UDP は、TCP のようにきちんとしたハンドシェイクを行いません。受信側はポートを開けて待っており、送信側は「相手側のポートが開いている」前提で、いきなりパケットを送信することができます。

手間を掛けない分、UDP の方が通信コストが低い訳です。

さて、DNS に戻りますが、DNS は1秒間に数百、数千のアクセスを捌く必要があります。

例えば、akisoftware.jp にアクセスした場合、ブラウザはakisoftware.jp の情報を DNS へ問い合わせします。
akisoftware.jp の中に amazon.co.jp を取り込んだ部分があります、ブラウザはこの amazon.co.jp の情報も DNS へ問い合わせを行います。なにげなく Web サイトへアクセスしていますが、DNS への問い合わせは非常に頻繁に行われています。
もちろん、Web サイトだけでは無く、SMTP/POP3/FTP などドメイン名が関わるサービスは全て DNS に問い合わせを行っています。PMail Server で言えば、SMTPの中の機能のフィルタや、DNSBL、逆引き等全て DNS へ問い合わせを行うことにより確認をすることが出来ています。

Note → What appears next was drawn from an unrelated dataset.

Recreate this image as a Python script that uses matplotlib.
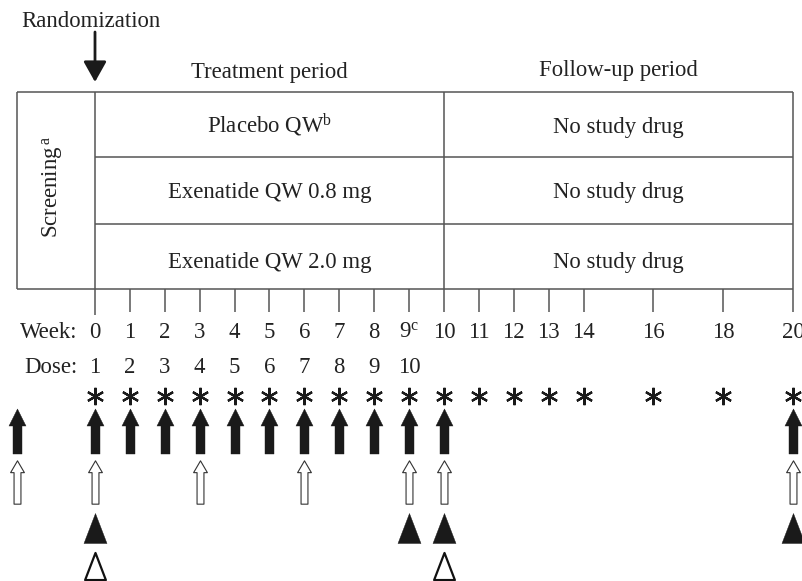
import numpy as np
import matplotlib
matplotlib.use('Agg')
import matplotlib.pyplot as plt
from matplotlib.path import Path

plt.rcParams['font.family'] = ['Liberation Serif', 'DejaVu Serif']
plt.rcParams['mathtext.fontset'] = 'custom'
plt.rcParams['mathtext.rm'] = 'Liberation Serif'
plt.rcParams['mathtext.it'] = 'Liberation Serif:italic'

# 数据：访视周次及各类事件
weeks = [0, 1, 2, 3, 4, 5, 6, 7, 8, 9, 10, 11, 12, 13, 14, 16, 18, 20]
week_labels = ['0', '1', '2', '3', '4', '5', '6', '7', '8', '9$^{\\mathrm{c}}$',
               '10', '11', '12', '13', '14', '16', '18', '20']
dose_weeks = [0, 1, 2, 3, 4, 5, 6, 7, 8, 9]
doses = [1, 2, 3, 4, 5, 6, 7, 8, 9, 10]
asterisk_weeks = [0, 1, 2, 3, 4, 5, 6, 7, 8, 9, 10, 11, 12, 13, 14, 16, 18, 20]
black_arrow_visits = ['S', 0, 1, 2, 3, 4, 5, 6, 7, 8, 9, 10, 20]
white_arrow_visits = ['S', 0, 3, 6, 9, 10, 20]
black_tri_weeks = [0, 9, 10, 20]
white_tri_weeks = [0, 10]
arms = ['Placebo QW$^{\\mathrm{b}}$', 'Exenatide QW 0.8 mg', 'Exenatide QW 2.0 mg']
followup = ['No study drug', 'No study drug', 'No study drug']
end_treatment = 10
end_study = 20

SCREEN_X = -2.235   # 筛选期列的位置（周坐标）


def pos(v):
    return SCREEN_X if v == 'S' else v


def marker_from(verts):
    verts = np.asarray(verts + [verts[0]], dtype=float)
    codes = [Path.MOVETO] + [Path.LINETO] * (len(verts) - 2) + [Path.CLOSEPOLY]
    return Path(verts, codes)


black_arrow = marker_from([(0, 22.5), (8.5, 5.5), (4.5, 5.5), (4.5, -22.5),
                           (-4.5, -22.5), (-4.5, 5.5), (-8.5, 5.5)])
white_arrow = marker_from([(0, 22), (7, 10), (3.5, 10), (3.5, -22),
                           (-3.5, -22), (-3.5, 10), (-7, 10)])
tri = marker_from([(0, 15), (11.5, -15), (-11.5, -15)])

fig = plt.figure(figsize=(8.03, 5.81), dpi=100)
ax = fig.add_axes([0, 0, 1, 1])
ax.set_xlim(-95 / 34.9, (803 - 95) / 34.9)
ax.set_ylim(581, 0)
ax.axis('off')

line_c = '#555555'
txt_c = '#222222'
fs = 16.4

# 表格框线
top, bottom, tick_end = 92, 289, 312
row_lines = [157, 224]
ax.hlines([top, bottom], SCREEN_X, end_study, color=line_c, lw=1.1)
ax.hlines(row_lines, 0, end_study, color=line_c, lw=1.1)
ax.vlines(SCREEN_X, top, bottom, color=line_c, lw=1.1)
ax.vlines([0], top, 315, color=line_c, lw=1.1)
ax.vlines([end_treatment, end_study], top, tick_end, color=line_c, lw=1.1)
other_ticks = [w for w in weeks if w not in (0, end_treatment, end_study)]
ax.vlines(other_ticks, bottom, tick_end, color=line_c, lw=1.1)

# 随机化箭头
ax.text(-0.115, 27, 'Randomization', ha='center', va='baseline', fontsize=fs, color=txt_c)
ax.annotate('', xy=(0, 82), xytext=(0, 32),
            arrowprops=dict(arrowstyle='-|>,head_length=12.5,head_width=7',
                            mutation_scale=1, color='#1a1a1a', lw=2.0,
                            shrinkA=0, shrinkB=0))

ax.text(end_treatment / 2, 78, 'Treatment period', ha='center', va='baseline',
        fontsize=fs, color=txt_c)
ax.text((end_treatment + end_study) / 2, 76, 'Follow-up period', ha='center',
        va='baseline', fontsize=fs, color=txt_c)

row_base = [133, 198, 268]
for y, a, f in zip(row_base, arms, followup):
    ax.text(end_treatment / 2, y, a, ha='center', va='baseline', fontsize=fs, color=txt_c)
    ax.text((end_treatment + end_study) / 2, y, f, ha='center', va='baseline',
            fontsize=fs, color=txt_c)

ax.text(SCREEN_X + 1.03, 187, 'Screening$^{\\,\\mathrm{a}}$', rotation=90, ha='center',
        va='center', fontsize=fs, color=txt_c)

# 周次与剂量
ax.text(-0.49, 338, 'Week:', ha='right', va='baseline', fontsize=fs, color=txt_c)
for w, lab in zip(weeks, week_labels):
    ax.text(w, 338, lab, ha='center', va='baseline', fontsize=fs, color=txt_c)
ax.text(-0.49, 373, 'Dose:', ha='right', va='baseline', fontsize=fs, color=txt_c)
for w, d in zip(dose_weeks, doses):
    ax.text(w, 373, str(d), ha='center', va='baseline', fontsize=fs, color=txt_c)

# 标记
ax.plot(asterisk_weeks, [396] * len(asterisk_weeks), ls='none', marker=(6, 2, 0),
        ms=12.5, mew=1.6, color='#1a1a1a')
ax.plot([pos(v) for v in black_arrow_visits], [430.5] * len(black_arrow_visits),
        ls='none', marker=black_arrow, ms=32.4, mfc='#1a1a1a', mec='#1a1a1a', mew=0.3)
ax.plot([pos(v) for v in white_arrow_visits], [482] * len(white_arrow_visits),
        ls='none', marker=white_arrow, ms=31.2, mfc='white', mec='#333333', mew=0.8)
ax.plot(black_tri_weeks, [528] * len(black_tri_weeks), ls='none', marker=tri,
        ms=21.6, mfc='#1a1a1a', mec='#1a1a1a', mew=0.3)
ax.plot(white_tri_weeks, [565.5] * len(white_tri_weeks), ls='none', marker=tri,
        ms=19.5, mfc='white', mec='#111111', mew=1.6)

fig.savefig('out.png', dpi=100)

DNS はこれほどアクセスが大量に発生するサービスですので、毎回 TCP で接続をして3ハンドで接続を確立して・・・を繰り返すとすぐにサーバーのリソースを食いつぶしてしまいます。
その為に普段は UDP を使って素早く処理を行っているのです。

以上の事から DNS Over TCP は UDP で処理ができない例外的なサイズ(*2)のデータを TCP に切り替えることで DNS から大きな情報を取得する為の仕組みになります。

*2 例外的と言うのは、本来 UDP だけで事足りるように設定を行うことが「推奨」されています。頻繁に問い合わせが必要なDNS情報を UDP では無く TCP で通信をしますと、問い合わせ元、問い合わせ先双方に負担をかけることになります。

また、DNS Over TCP は TCP で送受信する為に余分なデータを付けて送信する必要がある為、より負担が大きくなります。